Sosialisasi Pencegahan Perkawinan Anak di Pesantren dan Sekolah (Cuplikcom/ist)
Cuplikcom - Indramayu - Pengurus Cabang Nahdlatul Ulama (PCNU) Indramayu melalui Fatayat NU dan Lembaga Kajian dan Pengembangan Sumber Daya Manusia (Lakpesdam) NU Indramayu, menggandeng pesantren dan sekolah untuk berperan aktif dalam pencegahan perkawinan anak di Kabupaten Indramayu.
Hal itu dilakukan dalam kegiatan Sosialisasi Pencegahan Perkawinan Anak di Pesantren dan Sekolah, yakni Pondok Pesantren Al-Urwatul Wutsqo Indramayu, dan SMK IT Hidayatul Mujahidin Panyindangan Kulon Kecamatan Sindang Indramayu.
Kegiatan diselenggarakan oleh sub mitra Program Inklusi Kabupaten Indramayu, Fatayat dan Lakpesdam NU, pada 23-24 Juli 2024.
Kegiatan ini juga didukung oleh Pemerintah Australia dan Pemerintah Indonesia melalui Program INKLUSI, Kemitraan Australia-Indonesia Menuju Masyarakat Inklusif.
"Angka perkawinan anak di Indramayu cukup tinggi, pihak pesantren dan sekolah merupakan pihak yang sangat penting untuk berperan aktif dalam upaya pencegahan perkawinan anak," ujar Ketua Fatayat NU Indramayu dan juga Koordinator sub mitra Program Inklusi Kabupaten Indramayu, Supriyatin, kepada media, Kamis (25/7/2024).
Menurutnya, tingginya angka perkawinan anak di Kabupaten Indramayu, disebabkan banyak faktor, mulai dari kurangnya perhatian anak dari orang tua hingga faktor lingkungan sekitar yang mempengaruhinya.
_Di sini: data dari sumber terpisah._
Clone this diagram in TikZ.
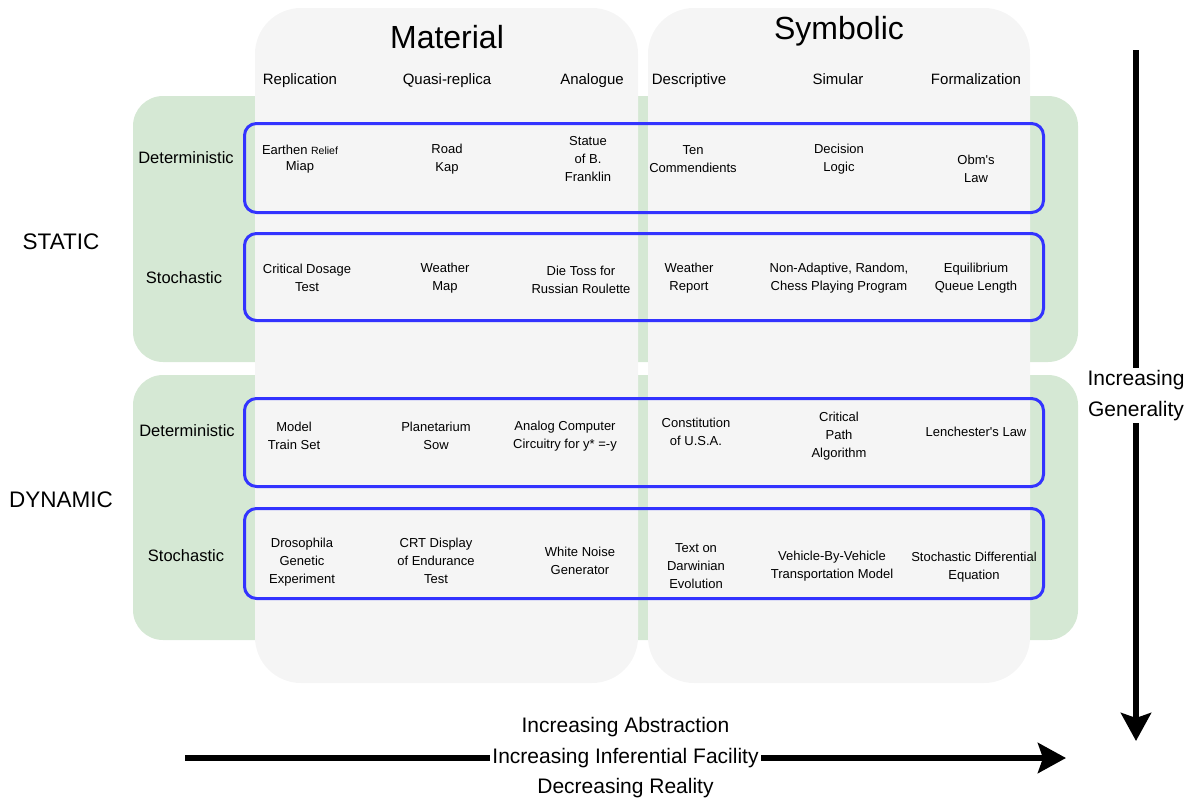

Bukan hanya itu, pihaknya juga menjelaskan tentang dampak-dampak negati jika terjadinya perkawinan anak. Diantaranya adalah dampak sosial pendidikan kesehatan dan ekonomi.
Diketahui, perkawinan anak menurut Undang-undang No 16 Tahun 2019 tentang Perubahan atas Undang-undang Nomor 1 Tahun 1974 tentang Perkawinan, disebutkan bahwa perkawinan boleh dilakukan apabila pria dan wanita sudah mencapai umur 19 tahun, sehingga jika terjadi dibawah umur 19 disebut perkawinan anak.
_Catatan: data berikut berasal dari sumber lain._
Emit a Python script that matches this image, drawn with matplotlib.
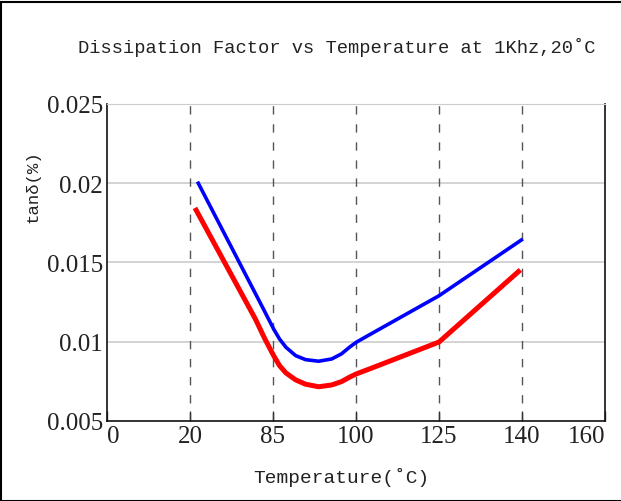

Terpisah, pengasuh Pondok Pesantren Al-Urwatul Wutsqo, Ust Agung Mardianto, M.Ag menyampaikan, penting kiranya lembaga pendidikan memperhatikan masalah perkawinan anak tersebut.
"Meski dalam ajaran Islam itu boleh menikah setelah baligh, namun secara UU dan kajian-kajian lain dapat menimbulkan madhorot lebih banyak, maka sangat penting perkawinan anak ini dihindari," tutur Ust Agung
Sedangkan, Kepala Sekolah Menengah Kejuruan Islam Terpadu (SMK IT) Hidayatul Mujahidin, Yurisul Fadli menambahkan, perkawinan anak sering terjadi, bahkan terhadap anak didiknya, sehingga pihaknya sangat antusias untuk siap berperan aktif dalam upaya mencegah terjadinya perkawinan anak.
Pasalnya, lanjutnya, usia yang sangat rawan terjadinya perkawinan anak adalah ketika saat di bangku sekolah, khususnya mulai kelas 9 SLTP hingga jenjang SLTA.
"Usia rawan terjadinya perkwainan anak adalah saat datang puber pertama, yakni sekitar baru lulus SLTP hingga di SLTA," jelas Fadli.
"Jadi yang terpenting, kejar ijazah dulu baru ijab sah kemudian," pungkas Fadli.